On 14 February, more than 100 delegates, most of whom were representatives of the business community, gathered at the Heineken Nederland premises in Zoeterwoude. Delta Programme Commissioner Peter Glas was requested to give the closing address. He informed the audience about the Delta Programme and explained the efforts that have been expended under this programme since 2010 to secure and maintain a sufficient supply of fresh water in the Netherlands. Nearly 20 per cent of the Dutch economy is directly dependent on fresh water. The sectors (agriculture, shipping, and many industries) that depend on fresh water account for a value of more than 193 billion euros. This means that there is a great deal to gain, yet also a great deal to lose, once you realise this. There is a great deal “at risk”. The period of drought we experienced last year also demonstrated that fresh water cannot be taken for granted.

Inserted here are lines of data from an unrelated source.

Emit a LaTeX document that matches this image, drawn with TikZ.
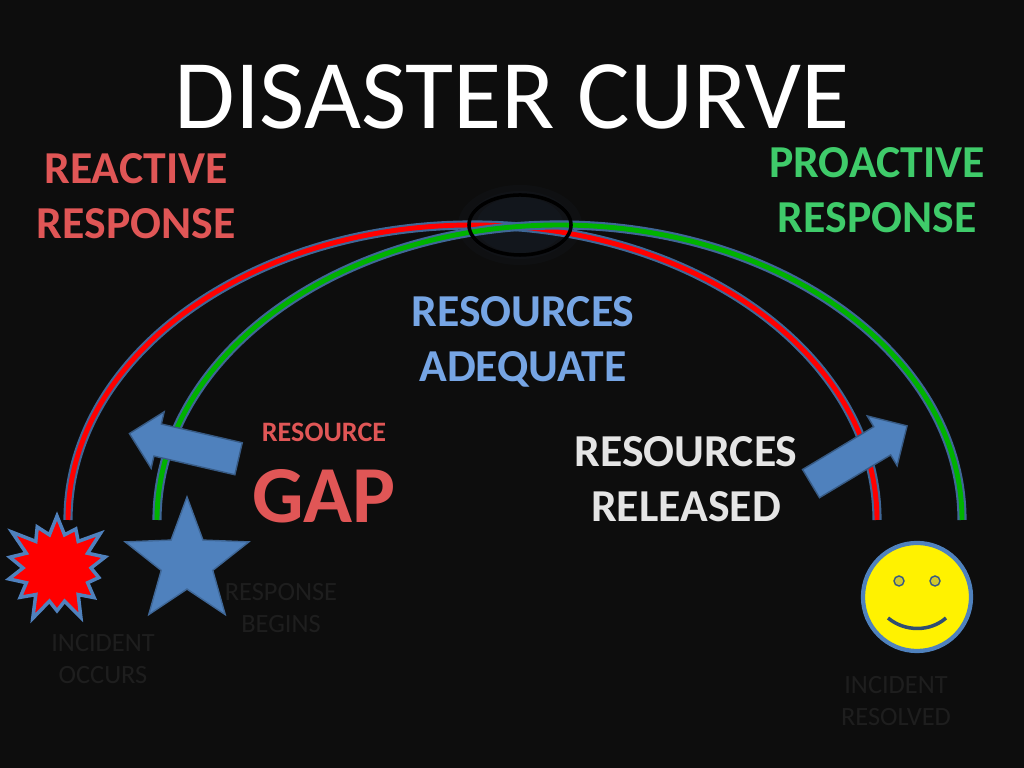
\documentclass[tikz,border=0pt]{standalone}
\usepackage{fontspec}
\setmainfont{Carlito}
\usetikzlibrary{shapes.geometric,shapes.arrows,shapes.misc,shapes}
\definecolor{bg}{HTML}{0D0D0D}
\definecolor{redtxt}{HTML}{E05656}
\definecolor{greentxt}{HTML}{3FCB6A}
\definecolor{bluetxt}{HTML}{76A5E4}
\definecolor{shapeblue}{HTML}{4F81BD}
\definecolor{dimtxt}{HTML}{1E1E1E}
\begin{document}
\begin{tikzpicture}[x=0.01cm, y=-0.01cm,
      heading/.style={font=\bfseries\fontsize{13}{15.5}\selectfont, align=center},
      dimlabel/.style={text=dimtxt, font=\fontsize{7.5}{9}\selectfont, align=center},
      blockarrow/.style={single arrow, draw=shapeblue!70!black, fill=shapeblue, minimum height=1.12cm, minimum width=0.58cm, single arrow head extend=0.12cm, inner sep=0pt}]
      \fill[bg] (0,0) rectangle (1024,768);
      % glow round the crossing
      \foreach \r in {1.0,0.85,0.7} {
        \fill[shapeblue, opacity=0.03] (520,225) ellipse ({62*\r} and {40*\r});
      }
      % reactive curve
      \draw[shapeblue!80!black, line width=2.6pt] (68,520) arc[start angle=180, end angle=360, x radius=404.5, y radius=295];
      \draw[red, line width=1.4pt] (68,520) arc[start angle=180, end angle=360, x radius=404.5, y radius=295];
      % proactive curve
      \draw[shapeblue!80!black, line width=2.6pt] (157,520) arc[start angle=180, end angle=360, x radius=402.5, y radius=295];
      \draw[green!70!black, line width=1.4pt] (157,520) arc[start angle=180, end angle=360, x radius=402.5, y radius=295];
      \node[draw=black, line width=1pt, ellipse, minimum width=1.02cm, minimum height=0.6cm] (cross) at (520,225) {};
      \node[text=white, font=\fontsize{28}{32}\selectfont] (title) at (512,97) {DISASTER CURVE};
      \node[heading, text=redtxt] (reactive) at (136,196) {REACTIVE\\RESPONSE};
      \node[heading, text=greentxt] (proactive) at (877,190) {PROACTIVE\\RESPONSE};
      \node[heading, text=bluetxt] (adequate) at (523,342) {RESOURCES\\ADEQUATE};
      \node[heading, text=white!80!gray] (released) at (686,479) {RESOURCES\\RELEASED};
      \node[text=redtxt, font=\bfseries\fontsize{8}{9}\selectfont] (resource) at (324,432) {RESOURCE};
      \node[text=redtxt, font=\bfseries\fontsize{23}{26}\selectfont] (gap) at (324,496) {GAP};
      \node[blockarrow, rotate=167] (leftarrow) at (192,448) {\rule{0pt}{0.3cm}};
      \node[blockarrow, rotate=31] (rightarrow) at (852,459) {\rule{0pt}{0.3cm}};
      \node[starburst, starburst points=14, starburst point height=0.25cm, draw=shapeblue, line width=1pt, fill=red, minimum size=1.18cm, inner sep=0pt] (incident) at (57,568) {};
      \node[star, star points=5, star point ratio=2.4, draw=shapeblue!80!black, fill=shapeblue, minimum size=1.3cm, inner sep=0pt] (begin) at (187,562) {};
      \node[circle, draw=shapeblue, line width=1.2pt, fill=yellow, minimum size=1.08cm, inner sep=0pt] (smiley) at (917,597) {};
      \fill[yellow!80!black, draw=shapeblue!70!black] (899,581) circle (5) (935,581) circle (5);
      \draw[shapeblue!60!black, line width=1pt] (888,618) .. controls (905,632) and (930,632) .. (946,618);
      \node[dimlabel] (occurs) at (103,659) {INCIDENT\\OCCURS};
      \node[dimlabel] (begins) at (281,608) {RESPONSE\\BEGINS};
      \node[dimlabel] (resolved) at (896,701) {INCIDENT\\RESOLVED};
\end{tikzpicture}
\end{document}
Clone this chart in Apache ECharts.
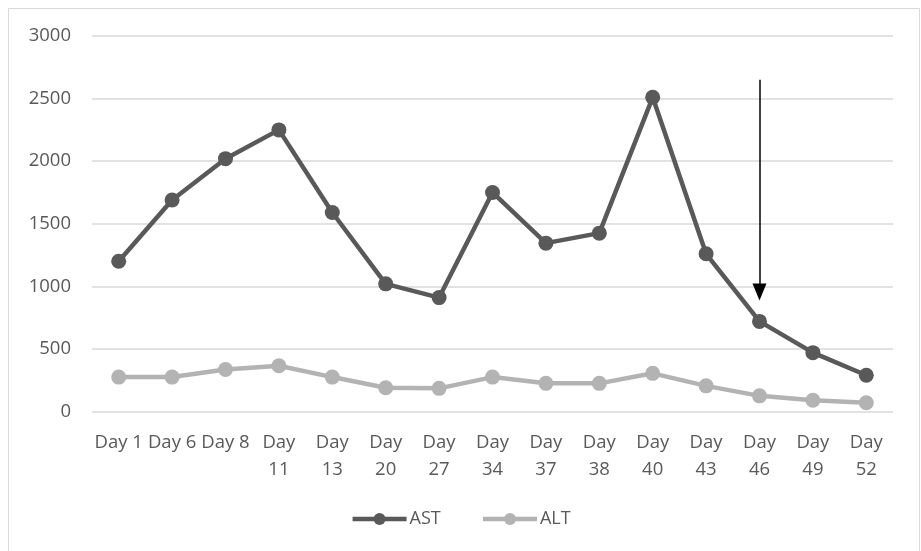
<!DOCTYPE html>
<html>
<head>
<meta charset="utf-8">
<script src="https://cdn.jsdelivr.net/npm/echarts@6/dist/echarts.min.js"></script>
<style>html,body{margin:0;padding:0;background:#fff;}#c{width:921px;height:551px;}</style>
</head>
<body>
<div id="c"></div>
<script>
const categories = ['Day 1','Day 6','Day 8','Day 11','Day 13','Day 20','Day 27','Day 34','Day 37','Day 38','Day 40','Day 43','Day 46','Day 49','Day 52'];
const astValues = [1200,1690,2020,2250,1590,1020,910,1750,1345,1425,2510,1260,720,470,290];
const altValues = [275,275,335,365,275,190,185,275,225,225,305,205,125,90,70];
const yTicks = {min:0, max:3000, interval:500};
const arrowStart = ['Day 46', 2650];
const arrowEnd = ['Day 46', 955];

const FONT = '"Open Sans", "Liberation Sans", sans-serif';
const chart = echarts.init(document.getElementById('c'), null, {renderer:'canvas'});
chart.setOption({
  backgroundColor:'#fff',
  animation:false,
  graphic:[{type:'rect', shape:{x:8.5,y:8.5,width:911,height:560}, style:{fill:'none', stroke:'#d9d9d9', lineWidth:1}, silent:true, z:-1}],
  grid:{left:92,right:28,top:36,bottom:139.5},
  legend:{
    bottom:18, left:'center', itemGap:40, itemWidth:54, itemHeight:15,
    lineStyle:{width:4.5},
    textStyle:{fontFamily:FONT, fontSize:18, color:'#595959', padding:[0,0,0,-2]},
    data:['AST','ALT']
  },
  xAxis:{
    type:'category', data:categories, boundaryGap:true,
    axisLine:{show:false}, axisTick:{show:false},
    axisLabel:{interval:0, margin:18, fontFamily:FONT, fontSize:18.5, color:'#595959', lineHeight:27,
      formatter:v=>v.replace(/^Day (\d\d)$/,'Day\n$1')}
  },
  yAxis:{
    type:'value', min:yTicks.min, max:yTicks.max, interval:yTicks.interval,
    axisLine:{show:false}, axisTick:{show:false},
    axisLabel:{margin:21, fontFamily:FONT, fontSize:18.5, color:'#595959', formatter:v=>String(v)},
    splitLine:{lineStyle:{color:'#d9d9d9', width:1.5}}
  },
  series:[
    {name:'AST', type:'line', data:astValues, symbol:'circle', symbolSize:15,
     lineStyle:{color:'#595959', width:4.5}, itemStyle:{color:'#595959'},
     markLine:{silent:true, symbol:['none','triangle'], symbolSize:[14,17], label:{show:false},
       lineStyle:{color:'#000', width:1.5, type:'solid'},
       data:[[{coord:arrowStart},{coord:arrowEnd}]]}},
    {name:'ALT', type:'line', data:altValues, symbol:'circle', symbolSize:15,
     lineStyle:{color:'#b3b3b3', width:4.5}, itemStyle:{color:'#b3b3b3'}}
  ]
});
</script>
</body>
</html>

The quest for options to save and reuse water has already borne fruit. For example, Sonny Schepers of the USG/Chemelot chemical innovation community presented the results of a study into options for rendering effluent from industrial waste water purification plants and sewage water purification plants suitable for use as cooling and process water for the Chemelot industrial estate. This study is exploring alternatives for reducing its dependency on Meuse water from the nearby Juliana Canal and for further promoting water reuse. The Delta Programme Commissioner called on those present to continue their efforts, to actively explore innovative solutions, and to share such solutions. Water constitutes the social “license to operate”. A sufficient supply of fresh water is a shared responsibility, under which the expenditure of cohesive efforts by water authorities and users is crucial.